I don't want to have to come to terms with the fact that my Grandfather will probably die very soon, as he isn't in good health at all. I also don't want to have to come to terms with the fact that my other Grandma suffers from dementia, and is slowly forgetting everything she ever knew. It's harrowing to see, but there's nothing I can do to stop it.

Instead of constantly worrying about what's going to happen, I try to focus on spending time with them and making them happy. They love it when we visit with the kids, and they love simple things like telephone calls from us. I know they'll die soon, but I don't think about it; taking care of them and giving them pleasure is what matters the most.

That's how I deal with things, anyhow. =/

Iceglow
11-05-2006, 07:38 PM
All my Grand parents are dead. I was'nt even thought off when my mom's mom died infact my mother was a small child herself. My father died when I was only 3 so I never really knew my Dad's parents but it is my understanding that they moved back to Poland. My mom's dad died when I was in high school he had senile dementure and several other problems. Due to Gangreene he lost a leg and eventually he died it wasn't such a sad thing then, of course we all were sad for my mom and her siblings but it was a release. He suffered from severe illnesses to which there was no cure, he was so far gone in the senile dementure he used to think I was his step son Archie who was in his late 50's or so. Then a few years later a close family friend who me and my sister used to call Nan, because she always looked after us for my mom and was really cool. She found time to help at the North London Hospice and back in WW2 she served on a hospital ship as a nurse/doctor always knew how to treat the screw ups I got in to, such as the burns I got once from a really hot light bulb or the broken fingers and nose. She also paid for us to do so much, like Ice-skating lessons for 7 years ect. died of a stroke. I miss her in a way. In others I don't miss her as much as my sister does but then she had always made it public that my sister was her favourite of the two of us. Still not something you wanna see happen.

As for the first part of your post PG, games are like that.

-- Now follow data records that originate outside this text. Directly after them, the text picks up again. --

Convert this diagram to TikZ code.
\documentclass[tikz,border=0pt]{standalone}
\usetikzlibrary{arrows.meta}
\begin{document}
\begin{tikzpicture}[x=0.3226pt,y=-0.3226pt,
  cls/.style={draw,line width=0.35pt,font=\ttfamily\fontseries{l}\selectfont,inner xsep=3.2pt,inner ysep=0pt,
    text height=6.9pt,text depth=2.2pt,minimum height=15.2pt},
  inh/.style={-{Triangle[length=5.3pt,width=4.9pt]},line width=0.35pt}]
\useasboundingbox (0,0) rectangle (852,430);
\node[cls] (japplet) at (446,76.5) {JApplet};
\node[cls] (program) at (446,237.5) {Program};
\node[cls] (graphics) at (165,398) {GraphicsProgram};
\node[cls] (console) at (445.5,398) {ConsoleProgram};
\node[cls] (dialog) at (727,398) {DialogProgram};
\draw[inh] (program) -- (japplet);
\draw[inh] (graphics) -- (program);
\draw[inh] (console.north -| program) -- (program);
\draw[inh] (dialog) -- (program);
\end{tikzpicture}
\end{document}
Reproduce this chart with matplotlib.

I used to work on a game that is actually very similar to WoW but in actual fact is a lot older than WoW. It's still in Beta and hasn't got a 3d interface but heck it was great fun, totally free RP so you designed the characters and every character you met was one that belonged to another player. Anyhow, there was always a few idiots who tried to make things difficult for the staff on the game. According to these individuals all the staff cheated on the game, we were all apparently (because I sure as hell wasn't) increasing our stats on the DB to make us invincible to everyone else. In actual fact our chars tended to be more powerful because when sitting there waiting for bugs or other problems to come up we sat there playing and doing nothing much else. These same individuals have caused many former staff members to quit and several other players. One targetted our own Twisted Tinkerbell for many months even though I would tell him off and make requests to my superiors for his banning from servers he got away with things that frankly by the majority of the community were considered racist, fascist, homophobic and damn right rude to the point that immediately after I sent a PM warning him of further action he replied "I don't have to listen to you because you are only a moderator and cannot ban me".

I guess the thing with those sort of games is that you have to find a guild that is more to your liking where everyone is accepted and liked or just simply create your own for you and your friends and invite the players you want in to it.